- DVD cover
- Directed by: Yasujirō Ozu
- Screenplay by: Tadao Ikeda; Masao Arata;
- Story by: Yasujirō Ozu (as James Maki)
- Starring: Iida Chōko; Shinichi Himori; Masao Hayama; Yoshiko Tsubouchi;
- Cinematography: Shōjirō Sugimoto
- Music by: Senji Itō
- Distributed by: Shōchiku
- Release date: 1936;
- Running time: 82 minutes
- Country: Japan
- Language: Japanese

= The Only Son (1936 film) =

The Only Son (一人息子, Hitori musuko) is a 1936 Japanese film directed by Yasujirō Ozu, starring Chōko Iida and Shin'ichi Himori. The film was Ozu's first sound film feature.

==Plot==

The film starts in the rural town of Shinshū in 1923. A widow, Tsune (O-Tsune) Nonomiya (Chōko Iida), works hard at a silk production factory to provide for her only son, Ryōsuke. When Ryōsuke's teacher Ōkubo (Chishū Ryū) persuades her to let her son continue to study beyond elementary school, she decides to support her son's education even until college despite her poverty. Her son promises to become a great man.

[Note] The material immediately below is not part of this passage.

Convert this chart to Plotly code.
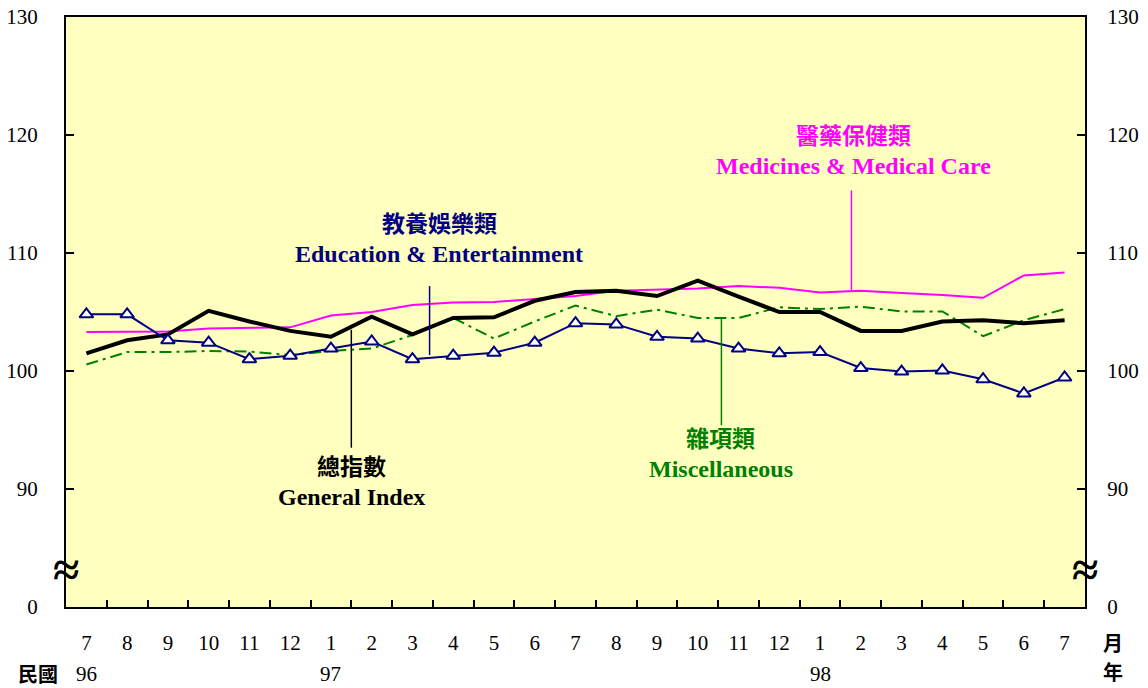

Thirteen years later, in 1936, O-Tsune visits Ryōsuke (Shin'ichi Himori) in Tokyo. She learns that her son, now a night school teacher, has married and has a son. Her daughter-in-law Sugiko is nice and obliging, but Ryōsuke's job does not pay much. Ryosuke and O-Tsune visit Ōkubo, who is now a father of four and running a tonkatsu restaurant.

The couple keeps the mother entertained but their money is running out. On a trip to an industrial district one day, Ryōsuke confides in his mother that he wishes he had never come to Tokyo because it's difficult to succeed there, and that he is a disappointment to his mother. O-Tsune chides her son for giving up, telling him she has given up everything to see him succeed.

Sugiko sells her kimono and raises enough money for the whole family to go out to enjoy themselves. However Tomibo (Tomio Aoki), a neighbor's son, gets injured by a horse and Ryōsuke rushes him to the hospital. There he gives their money to Tomibo's mother to pay the hospital bill. O-Tsune later praises Ryōsuke for his selfless act.

O-Tsune eventually returns to Shinshu, but not before giving the couple some money for her grandson. Ryōsuke promises his wife he will obtain a teaching certificate. Back at Shinshū, O-Tsune tells her friend at the factory her son has become a "great man". But as she retires to the back of the factory after work, her face breaks into an expression of deep grief and pain.

==Cast==
- Choko Iida as Tsune Nonomiya
- Himori Shin'ichi as her son, Ryosuke
- Masao Hayama as young Ryosuke
- Yoshiko Tsubouchi as Sugiko
- Chishū Ryū as Okubo-sensei, Ryosuke's teacher
- Tomoko Naniwa as Okubo's wife
- Bakudan Kozo (Jun Yokoyama) as their son
- Mitsuko Yoshikawa as Otaka, Ryosuke's neighbour
- Tokkan Kozo (Tomio Aoki) as her son, Tomibo
- Eiko Takamatsu as Oshige

==Reception==
Roger Ebert inducted The Only Son into his Great Movies section, writing of its direction, "I really do feel as if Ozu is looking at his films along with me. He isn't throwing them up on the screen for me to see by myself. Together we look at people trying to please, and often failing, and sometimes redeeming." Richard Brody of The New Yorker argued, "Ozu watches with his own stifled fury, as modernity uproots both the best and the worst aspects of tradition."

==Home media==
In 2010, the BFI released a Region 2 DVD of the film as a bonus feature on its Dual Format Edition (Blu-ray + DVD) of Late Spring.

A Region 1 DVD featuring The Only Son along with Ozu's There Was a Father was released by The Criterion Collection on July 13, 2010. The release included video interviews with film Scholars Tadao Sato, David Bordwell, and Kristin Thompson. Also included was a booklet featuring the essay The Only Son: Japan, 1936 by Tony Rayns.